For SPI Slave Mode, the interface configuration is used to set the slave parameters, enabling the SPI slave to recognize the transfer initiated by the host, manage the transaction queue, and correctly handle the received and sent data.

  • Configure Slave Interface Parameters: spi_slave_interface_config_t is a SPI slave interface configuration structure provided by ESP-IDF, used to uniformly set the communication attributes of the slave. For specific structure members, refer to SPI Driver.

  • Initialize Interface: Call spi_slave_initialize() to apply the slave interface configuration, enabling the SPI controller to allocate necessary hardware resources (registers, buffers, DMA channels, etc.), ensuring that the slave can receive and respond to the host’s communication. For specific instructions and parameters, refer to SPI Driver.

SPI Transaction Information

An SPI transaction is an abstract description of a complete SPI data transfer, including the send buffer, receive buffer, transfer length, and related control information. The transaction defines all parameters of a single communication by the host or slave, and the SPI driver completes the data reception and transmission according to this structure.

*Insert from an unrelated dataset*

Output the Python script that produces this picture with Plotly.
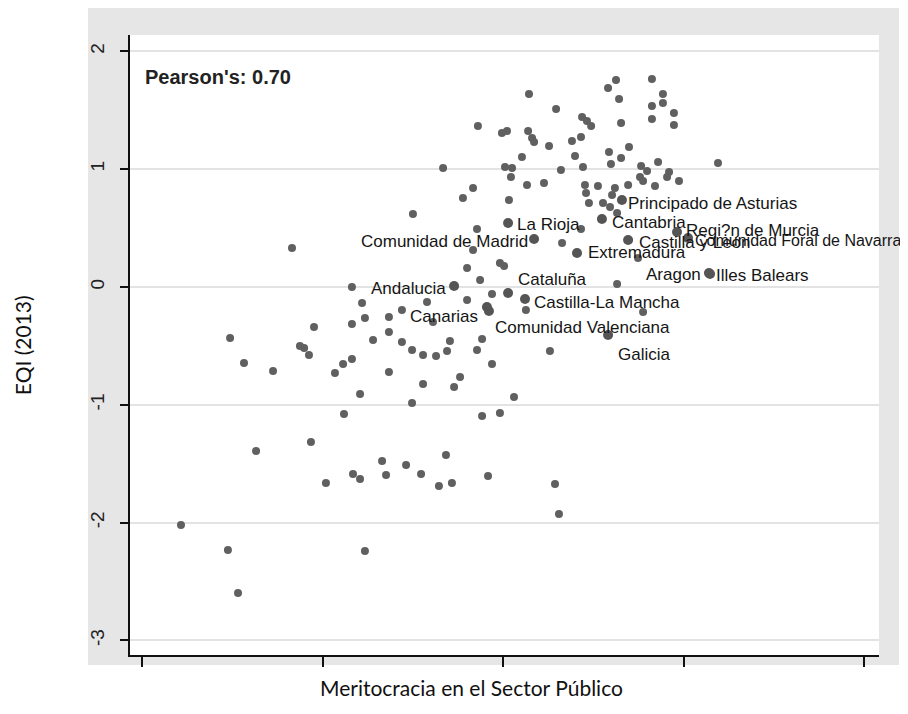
import plotly.graph_objects as go

# Unlabelled observations (Meritocracia index, EQI 2013)
other_x = [0.216, 0.476, 0.532, 0.488, 0.565, 0.726, 0.632, 0.831, 0.875, 0.898,
           0.925, 0.953, 0.936, 1.019, 1.069, 1.114, 1.163, 1.119, 1.169, 1.208,
           1.235, 1.208, 1.163, 1.219, 1.235, 1.163, 1.280, 1.368, 1.440, 1.368,
           1.440, 1.496, 1.557, 1.629, 1.690, 1.368, 1.330, 1.352, 1.463, 1.546,
           1.645, 1.684, 1.717, 1.496, 1.557, 1.579, 1.612, 1.706, 1.501, 1.668,
           1.729, 1.762, 1.856, 1.884, 1.939, 2.061, 1.884, 1.983, 1.917, 2.288,
           2.310, 2.260, 1.801, 1.801, 1.834, 1.856, 1.873, 1.983, 2.006, 1.939,
           2.127, 2.033, 1.778, 1.834, 2.133, 2.227, 2.327, 2.432, 2.632, 2.776,
           2.748, 2.144, 2.626, 2.582, 2.825, 2.643, 2.886, 2.886, 2.825, 2.947,
           2.294, 2.438, 2.465, 2.488, 2.825, 2.947, 2.654, 1.861, 1.994, 2.022,
           2.139, 2.161, 2.172, 2.382, 2.432, 2.255, 2.105, 2.698, 2.587, 2.654,
           2.598, 2.399, 2.443, 2.321, 2.011, 2.050, 2.044, 2.765, 2.798, 2.759,
           2.776, 2.859, 2.920, 2.909, 2.975, 3.191, 2.454, 2.526, 2.460, 2.620,
           2.604, 2.693, 2.842, 2.476, 2.554, 2.593, 2.632]
other_y = [-2.020, -2.233, -2.598, -0.433, -0.645, -0.713, -1.392, 0.331, -0.501, -0.518,
           -0.577, -0.340, -1.316, -1.664, -0.730, -0.654, -0.611, -1.078, -1.587, -1.630,
           -2.241, -0.908, 0.000, -0.136, -0.263, -0.314, -0.450, -0.255, -0.195, -0.382,
           -0.467, -0.535, -0.577, -0.586, -0.543, -0.722, -1.477, -1.596, -1.511, -1.587,
           -1.689, -1.426, -1.664, -0.985, -0.823, -0.127, -0.297, -0.458, 0.620, 1.010,
           -0.849, -0.764, -0.535, -0.441, -0.654, -0.934, -1.095, -1.070, -1.604, -1.672,
           -1.927, -0.543, -0.110, 0.161, 0.314, 0.492, 0.059, 0.204, 0.178, -0.059,
           -0.195, 0.739, 0.756, 0.840, 0.866, 0.883, 0.374, 0.492, 0.025, -0.212,
           0.246, 1.638, 1.757, 1.689, 1.766, 1.596, 1.638, 1.562, 1.537, 1.477,
           1.511, 1.443, 1.409, 1.367, 1.426, 1.375, 1.392, 1.367, 1.307, 1.324,
           1.324, 1.265, 1.231, 1.239, 1.273, 1.197, 1.104, 1.188, 1.146, 1.095,
           1.044, 1.112, 1.019, 0.993, 1.019, 1.010, 0.934, 1.027, 0.985, 0.934,
           0.900, 1.061, 0.976, 0.934, 0.900, 1.053, 0.866, 0.857, 0.798, 0.840,
           0.781, 0.866, 0.857, 0.713, 0.713, 0.679, 0.628]

# Spanish regions (labelled)
region_names = ["Andalucia", "Canarias", "Comunidad Valenciana", "Cataluña",
                "Castilla-La Mancha", "Comunidad de Madrid", "La Rioja",
                "Extremadura", "Cantabria", "Galicia", "Castilla y León",
                "Regi?n de Murcia", "Comunidad Foral de Navarra", "Aragon",
                "Illes Balears", "Principado de Asturias"]
region_x = [1.729, 1.911, 1.922, 2.028, 2.122, 2.172, 2.028, 2.410, 2.548, 2.582,
            2.693, 2.964, 3.025, 3.141, 3.147, 2.659]
region_y = [0.008, -0.170, -0.204, -0.051, -0.102, 0.407, 0.543, 0.289, 0.577, -0.407,
            0.399, 0.467, 0.416, 0.119, 0.110, 0.739]

x_ticks = [0, 1, 2, 3, 4]
y_ticks = [-3, -2, -1, 0, 1, 2]
y_tick_text = ["-3", "-2", "-1", "0", "1", "2"]

# label placement (xanchor, xshift, yshift, font size) per region
label_style = {
    "Andalucia": ("right", -6, -2, 17),
    "Canarias": ("right", -7, -9, 17),
    "Comunidad Valenciana": ("left", 4, -16, 17),
    "Cataluña": ("left", 8, 13, 17),
    "Castilla-La Mancha": ("left", 7, -3, 17),
    "Comunidad de Madrid": ("right", -4, -2, 17),
    "La Rioja": ("left", 7, -1, 17),
    "Extremadura": ("left", 9, 0, 17),
    "Cantabria": ("left", 8, -3, 17),
    "Galicia": ("left", 8, -20, 17),
    "Castilla y León": ("left", 9, -3, 17),
    "Regi?n de Murcia": ("left", 7, 1, 17),
    "Comunidad Foral de Navarra": ("left", 5, -3, 16),
    "Aragon": ("right", -6, -2, 17),
    "Illes Balears": ("left", 4, -1, 17),
    "Principado de Asturias": ("left", 4, -4, 17),
}

fig = go.Figure()
fig.add_trace(go.Scatter(
    x=other_x, y=other_y, mode="markers",
    marker=dict(size=8, color="#606060"), hoverinfo="skip", showlegend=False))
fig.add_trace(go.Scatter(
    x=region_x, y=region_y, mode="markers",
    marker=dict(size=10, color="#555555"), hoverinfo="skip", showlegend=False))

for name, xv, yv in zip(region_names, region_x, region_y):
    anc, xs, ys, fs = label_style[name]
    fig.add_annotation(x=xv, y=yv, text=name, showarrow=False, xanchor=anc,
                       yanchor="middle", xshift=xs, yshift=ys,
                       font=dict(family="Liberation Sans, Arial, sans-serif",
                                 size=fs, color="#151515"))

fig.add_annotation(xref="paper", yref="paper", x=0.0174, y=0.932,
                   text="<b>Pearson's: 0.70</b>", showarrow=False, xanchor="left",
                   yanchor="middle",
                   font=dict(family="Liberation Sans, Arial, sans-serif", size=20,
                             color="#222222"))

title_font = dict(family="Lato, Open Sans, sans-serif", size=21, color="#111111")
fig.add_annotation(xref="paper", yref="paper", x=0.4566, y=-0.0532,
                   text="Meritocracia en el Sector Público", showarrow=False,
                   xanchor="center", yanchor="middle", font=title_font)
fig.add_annotation(xref="paper", yref="paper", x=-0.144, y=0.5,
                   text="EQI (2013)", showarrow=False, textangle=-90,
                   xanchor="center", yanchor="middle", font=title_font)

gray = "#e6e6e6"
for x0, x1, y0, y1 in [(-0.056, 0, -0.0161, 1.0435), (1, 1.0267, -0.0161, 1.0435),
                       (0, 1, 1, 1.0435), (0, 1, -0.0161, 0)]:
    fig.add_shape(type="rect", xref="paper", yref="paper", x0=x0, x1=x1, y0=y0, y1=y1,
                  fillcolor=gray, line=dict(width=0), layer="below")

fig.update_xaxes(range=[-0.0665, 4.083], tickvals=x_ticks, showticklabels=False,
                 ticks="outside", ticklen=10, tickwidth=2, tickcolor="#111111",
                 showline=True, linecolor="#111111", linewidth=2,
                 showgrid=False, zeroline=False)
fig.update_yaxes(range=[-3.124, 2.139], tickvals=y_ticks, ticktext=y_tick_text,
                 tickangle=-90, ticks="outside", ticklen=8, tickwidth=2,
                 tickcolor="#111111", ticklabelstandoff=8,
                 tickfont=dict(family="Liberation Sans, Arial, sans-serif", size=19,
                               color="#222222"),
                 showline=True, linecolor="#111111", linewidth=2,
                 showgrid=True, gridcolor="#e3e3e3", gridwidth=1.5, zeroline=False)

# page body has an 8px margin, so the figure is 900x706 to fill the 908x714 window
fig.update_layout(width=900, height=706, margin=dict(l=122, r=29, t=27, b=59),
                  paper_bgcolor="white", plot_bgcolor="white", showlegend=False)

fig.write_html("out.html", config={"displayModeBar": False})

  1. Define the transaction structure spi_slave_transaction_t. For specific structure members, refer to SPI Slave Driver.

  • The SPI transaction structure describes the transfer parameters, which do not change with each loop, and only need to be defined once during the task or function initialization stage.

  • The transaction structure is usually defined as an array, which is convenient for batch processing and loop access when multiple transactions need to be managed simultaneously (for example, sending multiple buffers at the same time or implementing queue transmission). Even if only a single transaction is used, an array of length 1 can be used to maintain a consistent coding style.

  • When defining, you can zero the structure to ensure that all fields have a definite initial value, avoiding unexpected behavior or data errors caused by uninitialized fields.

  1. In the loop, set the relevant transaction parameters by setting the members in the transaction structure, preparing for subsequent data transmission:

  • Before each send or receive data, the transaction parameters should be set or updated according to actual needs.

  • It is necessary to ensure that the set send and receive buffers have been allocated and are valid before the start of the transmission, to avoid data conflicts or transmission abnormalities caused by modifying the buffer content during the execution of the transaction.

  • The unit of the structure member length is bits, and it needs to be defined by multiplying the number of bytes by 8.

  1. Execute Transaction:

  • For SPI master mode, a SPI transaction can be initiated and waited for completion by calling spi_device_transmit(). This API is a blocking call, which will wait for the transaction to complete before returning, suitable for scenarios that require synchronous sending and receiving of data. For further introduction and parameter description, please refer to SPI Master Driver.

  • For SPI slave mode, a SPI transaction can be initiated and waited for completion by calling spi_slave_transmit(). This API is also a blocking call, which will not return until the master completes a transaction, used for synchronous data transmission and reception. For further introduction and parameter description, please refer to SPI Slave Driver.

Note

If you need to implement asynchronous or continuous transmission, you can use the _queue_trans() series of APIs and cooperate with callbacks or polling to get results, which can improve transmission efficiency.

Pause/Restart the Slave

Pausing the slave can ensure energy saving when the SPI bus is not in use, and at the same time avoid receiving invalid data.

  1. Call spi_slave_disable() to pause the SPI slave interface, allowing the peripheral to enter a low power state.

  2. Call spi_slave_enable() to restart the SPI slave interface, allowing it to continue receiving the next transaction.